Pero no es esa toda la historia. En cierto modo, los acontecimientos de noviembre combinaron los tres guiones planteados por Rosa Luxemburg. Esos acontecimientos fueron también, en alguna medida, el resultado de la derrota militar de Alemania. A principios de noviembre del 18, ese país estaba sin lugar a dudas en vísperas de una derrota militar total. Irónicamente sólo el levantamiento proletario evitó a la burguesía alemana la fatalidad de una ocupación militar, al obligar a sus enemigos imperialistas a terminar la guerra e impedir así la extensión de la revolución. Noviembre de 1918 reveló también los elementos de la "ruina mutua" y el agotamiento, sobre todo en Alemania, pero también en Francia y Gran Bretaña. De hecho, fue la intervención de Estados Unidos al lado de los aliados occidentales a partir de 1917 lo que hizo inclinar la balanza a favor de éstos y permitió salir del callejón mortal en que se habían encerrado las potencias europeas.
Si mencionamos el papel de esos otros factores no es, ni mucho menos, para minimizar el del proletariado. Importa, sin embargo, tenerlos en cuenta pues ayudan a comprender la naturaleza de los acontecimientos. La revolución de noviembre obtuvo una victoria como una fuerza contra la cual ninguna verdadera resistencia es posible.
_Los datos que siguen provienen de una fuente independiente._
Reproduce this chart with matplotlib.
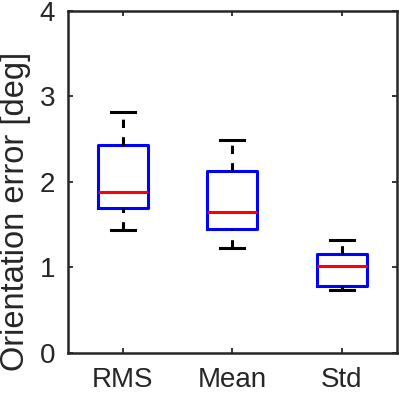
import matplotlib
matplotlib.use('Agg')
import matplotlib.pyplot as plt

# values (deg)
labels = ['RMS', 'Mean', 'Std']
whisker_low = [1.44, 1.23, 0.73]
q1 = [1.69, 1.45, 0.78]
median = [1.88, 1.65, 1.01]
q3 = [2.43, 2.12, 1.16]
whisker_high = [2.82, 2.49, 1.32]

plt.rcParams['font.family'] = ['Liberation Sans', 'DejaVu Sans']
plt.rcParams['lines.scale_dashes'] = False
axis_col = '#262626'

fig = plt.figure(figsize=(3.99, 3.93), dpi=100)
ax = fig.add_axes([0.170, 0.1025, 0.824, 0.8705])

stats = []
for lab, lo, a, m, b, hi in zip(labels, whisker_low, q1, median, q3, whisker_high):
    stats.append({'label': lab, 'whislo': lo, 'q1': a, 'med': m, 'q3': b, 'whishi': hi, 'fliers': []})

bp = ax.bxp(stats, positions=[1, 2, 3], widths=0.455, showfliers=False,
            boxprops=dict(color='#0000ff', linewidth=2.2),
            medianprops=dict(color='#ff0000', linewidth=2.2),
            whiskerprops=dict(color='black', linewidth=2.2, linestyle=(0, (6, 6.6))),
            capprops=dict(color='black', linewidth=2.2),
            capwidths=0.22)

# lower whiskers start at the cap, like matlab
for w in bp['whiskers'][::2]:
    w.set_data(w.get_xdata()[::-1], w.get_ydata()[::-1])

ax.set_xlim(0.5, 3.5)
ax.set_ylim(0, 4)
ax.set_yticks([0, 1, 2, 3, 4])
ax.set_ylabel('Orientation error [deg]', fontsize=23.5, color=axis_col)
ax.yaxis.set_label_coords(-0.112, 0.414)

for s in ax.spines.values():
    s.set_linewidth(1.8)
    s.set_color(axis_col)
ax.tick_params(direction='in', length=3.5, width=1.3, colors=axis_col,
               labelsize=20, top=True, right=True)
ax.tick_params(axis='y', pad=9)
ax.tick_params(axis='x', pad=10.5)

fig.savefig('out.png', dpi=100)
Pero también se obtuvo porque el imperialismo alemán ya había perdido la guerra, porque su ejército estaba en plena descomposición y porque no sólo la clase obrera, sino amplios sectores de la pequeña burguesía e incluso de la burguesía querían ahora la paz.
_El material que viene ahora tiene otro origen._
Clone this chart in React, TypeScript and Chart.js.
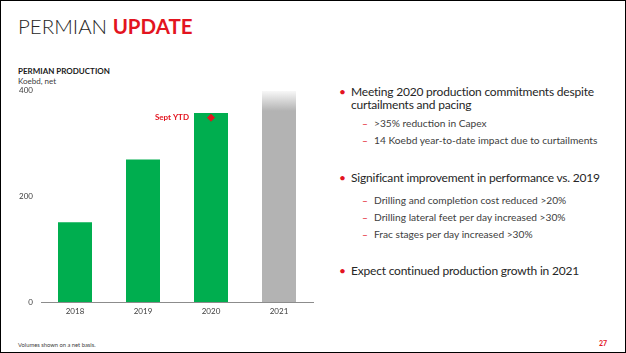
import React, { useEffect, useRef } from "react";
import { Chart, registerables } from "chart.js";

Chart.register(...registerables);

const categories = ["2018", "2019", "2020", "2021"];
const production = [151, 270, 358, 400];
const septYtd = [null, null, 349, null];
const yTicks = [0, 200, 400];

const GREEN = "#00ae4f";
const GRAY = "#b3b3b3";
const RED = "#e3141f";
const FONT = "Lato, 'Open Sans', sans-serif";

const bulletLines = [
  { kind: "main", text: "Meeting 2020 production commitments despite", y: 91 },
  { kind: "cont", text: "curtailments and pacing", y: 104 },
  { kind: "sub", text: ">35% reduction in Capex", y: 122 },
  { kind: "sub", text: "14 Koebd year-to-date impact due to curtailments", y: 139 },
  { kind: "main", text: "Significant improvement in performance vs. 2019", y: 177 },
  { kind: "sub", text: "Drilling and completion cost reduced >20%", y: 199 },
  { kind: "sub", text: "Drilling lateral feet per day increased >30%", y: 216 },
  { kind: "sub", text: "Frac stages per day increased >30%", y: 233 },
  { kind: "main", text: "Expect continued production growth in 2021", y: 270 },
];

const labelPlugin = {
  id: "septLabel",
  afterDatasetsDraw(chart: any) {
    const meta = chart.getDatasetMeta(1);
    const pt = meta.data[2];
    if (!pt) return;
    const c = chart.ctx;
    c.save();
    c.font = `bold 8px ${FONT}`;
    c.fillStyle = RED;
    c.textAlign = "right";
    c.textBaseline = "middle";
    c.fillText("Sept YTD", pt.x - 22, pt.y);
    c.restore();
  },
};

function ChartBox() {
  const ref = useRef<HTMLCanvasElement>(null);
  useEffect(() => {
    const chart = new Chart(ref.current!, {
      type: "bar",
      data: {
        labels: categories,
        datasets: [
          {
            type: "bar",
            data: production,
            barPercentage: 0.5,
            categoryPercentage: 1,
            backgroundColor: (ctx: any) => {
              if (ctx.dataIndex !== 3) return GREEN;
              const ch = ctx.chart;
              if (!ch.chartArea) return GRAY;
              const y = ch.scales.y;
              const g = ch.ctx.createLinearGradient(0, y.getPixelForValue(400), 0, y.getPixelForValue(362));
              g.addColorStop(0, "#f8f8f8");
              g.addColorStop(1, GRAY);
              return g;
            },
            order: 2,
          } as any,
          {
            type: "line",
            data: septYtd,
            showLine: false,
            pointStyle: "rectRot",
            pointRadius: 3.5,
            pointBackgroundColor: RED,
            pointBorderColor: RED,
            order: 1,
          } as any,
        ],
      },
      options: {
        animation: false,
        responsive: false,
        maintainAspectRatio: false,
        layout: { padding: { top: 0, right: 8, left: 0, bottom: 0 } },
        plugins: { legend: { display: false }, tooltip: { enabled: false } },
        scales: {
          x: {
            grid: { display: false, drawTicks: false },
            border: { display: true, color: "#8c8c8c", width: 1 },
            ticks: { color: "#404040", font: { size: 8, family: FONT }, padding: 5 },
            afterFit: (s: any) => { s.height = 19; },
          },
          y: {
            min: 0,
            max: 400,
            grid: { display: false, drawTicks: false },
            border: { display: false },
            afterBuildTicks: (s: any) => { s.ticks = yTicks.map((v) => ({ value: v })); },
            ticks: { color: "#404040", font: { size: 8, family: FONT }, padding: 8 },
            afterFit: (s: any) => { s.width = 40; },
          },
        },
      },
      plugins: [labelPlugin],
    } as any);
    return () => chart.destroy();
  }, []);
  return (
    <canvas
      ref={ref}
      width={320}
      height={243}
      style={{ position: "absolute", left: 0, top: 77, width: 320, height: 243 }}
    />
  );
}

export default function App() {
  const line = (l: any, i: number) => {
    const isMain = l.kind === "main" || l.kind === "cont";
    const size = isMain ? 12 : 10.2;
    const lh = Math.round(size * 1.2);
    const textX = isMain ? 350 : 373;
    const markX = isMain ? 338 : 361;
    return (
      <React.Fragment key={i}>
        {l.kind !== "cont" && (
          <div
            style={{
              position: "absolute",
              left: markX,
              top: l.y - lh / 2,
              lineHeight: `${lh}px`,
              fontSize: size,
              color: RED,
            }}
          >
            {l.kind === "main" ? "•" : "–"}
          </div>
        )}
        <div
          style={{
            position: "absolute",
            left: textX,
            top: l.y - lh / 2,
            lineHeight: `${lh}px`,
            fontSize: size,
            letterSpacing: isMain ? "-0.2px" : "0px",
            color: isMain ? "#262626" : "#404040",
            whiteSpace: "nowrap",
          }}
        >
          {l.text}
        </div>
      </React.Fragment>
    );
  };
  return (
    <div
      style={{
        position: "fixed",
        left: 0,
        top: 0,
        width: 626,
        height: 353,
        boxSizing: "border-box",
        border: "1px solid #000",
        background: "#fff",
        fontFamily: FONT,
        overflow: "hidden",
      }}
    >
      <div
        style={{
          position: "absolute",
          left: 17,
          top: 11,
          fontSize: 20.5,
          lineHeight: "28px",
          whiteSpace: "nowrap",
          color: "#262626",
        }}
      >
        <span style={{ fontWeight: 300 }}>PERMIAN </span>
        <span style={{ fontWeight: 700, color: RED }}>UPDATE</span>
      </div>
      <div style={{ position: "absolute", left: 17, top: 65, fontSize: 8, lineHeight: "10px", fontWeight: 700, color: "#1a1a1a" }}>
        PERMIAN PRODUCTION
      </div>
      <div style={{ position: "absolute", left: 17, top: 75, fontSize: 8, lineHeight: "10px", color: "#404040" }}>
        Koebd, net
      </div>
      <ChartBox />
      {bulletLines.map(line)}
      <div style={{ position: "absolute", left: 17, top: 340, fontSize: 5.8, lineHeight: "8px", color: "#404040", whiteSpace: "nowrap" }}>
        Volumes shown on a net basis.
      </div>
      <div style={{ position: "absolute", left: 598, top: 338, fontSize: 7, lineHeight: "9px", fontWeight: 700, color: RED }}>
        27
      </div>
    </div>
  );
}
Tras su gran triunfo, la población de Berlín eligió consejos obreros y de soldados. Estos, a su vez, nombraron, al mismo tiempo que su propia organización, lo que se consideraba como una especie de gobierno provisional socialista, formado por el SPD y el USPD, bajo la dirección de Friedrich Ebert. Ese mismo día, Ebert firmaba un acuerdo secreto con el nuevo mando militar para aplastar la revolución.
En el próximo artículo examinaremos las fuerzas de la vanguardia revolucionaria en el contexto del inicio de la guerra civil y en vísperas de acontecimientos decisivos para la revolución mundial.
Steinklopfer
[1]) Richard Müller, Vom Kaiserreich Zur Republik ("Del Imperio a la República"), primera parte de su trilogía sobre la revolución alemana.
[2]) Rosa Luxemburg, "Liebknecht", Spartakusbriefe n° 1, septiembre de 1916.
[3]) El tratado de de Brest-Litovsk se firmó el 3 de marzo de 1918 entre Alemania, sus aliados y la recién creada República de los Sóviets. Las negociaciones duraron 3 meses. Leer sobre este acontecimiento nuestro artículo "La Izquierda comunista en Rusia: 1918 - 1930 (1ª parte)" en Revista internacional n° 8.
[4]) Spartakusbriefe n° 8, enero de 1918, "Die geschichtliche Verantwortung" (La responsabilidad historica).
[5]) Spartakusbriefe n° 11, septiembre 1918, "Die russische Tragödie" ("La tragedia rusa").
[6]) Las acciones de kamikaze de la aviación japonesa durante la Segunda Guerra mundial y los atentados suicidas de los fundamentalistas islámicos tienen precursores europeos.
[7]) Ver el análisis de esos acontecimientos del historiador alemán Sebastian Haffner en 1918/19, Eine deutsche Revolución (1918/19, une revolución alemana).
[8]) "Puerta de Halle", estación del metro aéreo de Berlín, al sur del centro ciudad.
[9]) Hay anécdotas de ese estilo, procedentes del interior de la contrarrevolución, en las memorias de los dirigentes de la Socialdemocracia. Philipp Scheidemann: Memoiren eines Sozialdemokraten ("Memorias de un socialdemócrata"), 1928 - Gustav Noske : Von Kiel bis Kapp - Zur Geschichte der deutschen Revolution "De Kiel a Kapp - Sobre la historia de revolución alemana"), 1920.